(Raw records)
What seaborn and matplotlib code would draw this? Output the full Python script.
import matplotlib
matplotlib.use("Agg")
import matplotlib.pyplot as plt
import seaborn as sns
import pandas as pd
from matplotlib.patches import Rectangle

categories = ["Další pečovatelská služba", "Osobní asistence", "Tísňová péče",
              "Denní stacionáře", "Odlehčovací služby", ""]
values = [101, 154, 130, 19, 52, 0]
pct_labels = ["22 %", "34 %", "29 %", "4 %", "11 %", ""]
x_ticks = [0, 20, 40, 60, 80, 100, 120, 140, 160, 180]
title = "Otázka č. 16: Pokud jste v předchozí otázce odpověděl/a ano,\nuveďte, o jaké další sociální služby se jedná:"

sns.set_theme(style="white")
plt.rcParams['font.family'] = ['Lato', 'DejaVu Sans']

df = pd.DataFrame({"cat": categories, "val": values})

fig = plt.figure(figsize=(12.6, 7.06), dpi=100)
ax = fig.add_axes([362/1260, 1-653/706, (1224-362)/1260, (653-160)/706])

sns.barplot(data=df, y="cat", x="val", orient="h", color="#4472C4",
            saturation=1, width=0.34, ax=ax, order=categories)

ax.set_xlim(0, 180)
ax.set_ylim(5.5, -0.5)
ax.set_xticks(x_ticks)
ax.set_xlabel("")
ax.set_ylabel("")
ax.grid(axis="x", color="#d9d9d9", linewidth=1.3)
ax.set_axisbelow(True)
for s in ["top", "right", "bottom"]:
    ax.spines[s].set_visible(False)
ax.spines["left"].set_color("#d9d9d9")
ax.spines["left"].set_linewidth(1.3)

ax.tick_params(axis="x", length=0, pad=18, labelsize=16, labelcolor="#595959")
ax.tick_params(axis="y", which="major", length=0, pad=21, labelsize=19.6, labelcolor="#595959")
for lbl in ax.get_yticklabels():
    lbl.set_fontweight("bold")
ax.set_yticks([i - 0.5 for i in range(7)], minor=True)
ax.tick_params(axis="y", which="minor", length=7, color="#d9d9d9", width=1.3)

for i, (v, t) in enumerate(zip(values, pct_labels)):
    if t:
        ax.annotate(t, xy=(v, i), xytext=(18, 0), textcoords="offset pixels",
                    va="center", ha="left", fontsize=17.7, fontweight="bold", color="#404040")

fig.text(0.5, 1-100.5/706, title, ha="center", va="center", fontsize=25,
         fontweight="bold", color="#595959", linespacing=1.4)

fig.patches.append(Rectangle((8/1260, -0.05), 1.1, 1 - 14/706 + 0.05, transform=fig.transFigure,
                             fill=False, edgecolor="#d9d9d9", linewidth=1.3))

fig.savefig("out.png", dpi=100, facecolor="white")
==
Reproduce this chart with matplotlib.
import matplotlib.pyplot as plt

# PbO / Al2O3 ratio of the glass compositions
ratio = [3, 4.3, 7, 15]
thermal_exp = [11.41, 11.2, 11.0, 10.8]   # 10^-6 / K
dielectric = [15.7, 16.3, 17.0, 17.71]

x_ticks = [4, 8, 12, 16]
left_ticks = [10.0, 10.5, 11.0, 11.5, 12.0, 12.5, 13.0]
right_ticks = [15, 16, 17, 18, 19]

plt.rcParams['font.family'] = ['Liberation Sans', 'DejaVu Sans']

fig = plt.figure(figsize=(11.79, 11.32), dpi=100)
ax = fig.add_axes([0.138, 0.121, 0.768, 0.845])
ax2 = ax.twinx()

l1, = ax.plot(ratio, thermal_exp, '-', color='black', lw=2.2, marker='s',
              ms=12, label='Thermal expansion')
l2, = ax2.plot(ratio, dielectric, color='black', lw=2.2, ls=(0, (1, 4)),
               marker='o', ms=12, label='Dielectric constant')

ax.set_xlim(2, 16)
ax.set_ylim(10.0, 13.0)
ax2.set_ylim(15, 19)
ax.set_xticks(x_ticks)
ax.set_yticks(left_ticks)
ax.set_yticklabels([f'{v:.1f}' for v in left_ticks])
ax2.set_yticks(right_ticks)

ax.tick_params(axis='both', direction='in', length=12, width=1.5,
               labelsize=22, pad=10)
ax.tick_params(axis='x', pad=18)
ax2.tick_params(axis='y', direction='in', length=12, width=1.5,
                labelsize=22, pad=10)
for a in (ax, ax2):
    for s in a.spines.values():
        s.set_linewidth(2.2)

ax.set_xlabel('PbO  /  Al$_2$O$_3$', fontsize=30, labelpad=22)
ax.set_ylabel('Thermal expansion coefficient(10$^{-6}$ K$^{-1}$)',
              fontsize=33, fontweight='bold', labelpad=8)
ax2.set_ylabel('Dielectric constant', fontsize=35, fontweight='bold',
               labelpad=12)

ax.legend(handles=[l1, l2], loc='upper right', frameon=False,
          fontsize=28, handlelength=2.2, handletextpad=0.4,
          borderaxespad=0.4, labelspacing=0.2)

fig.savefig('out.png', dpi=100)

Task: Check each line of the records for "matplotlib" and copy the ones that contain it.

Exercise response:
What seaborn and matplotlib code would draw this? Output the full Python script.
import matplotlib
matplotlib.use("Agg")
import matplotlib.pyplot as plt
from matplotlib.patches import Rectangle
Reproduce this chart with matplotlib.
import matplotlib.pyplot as plt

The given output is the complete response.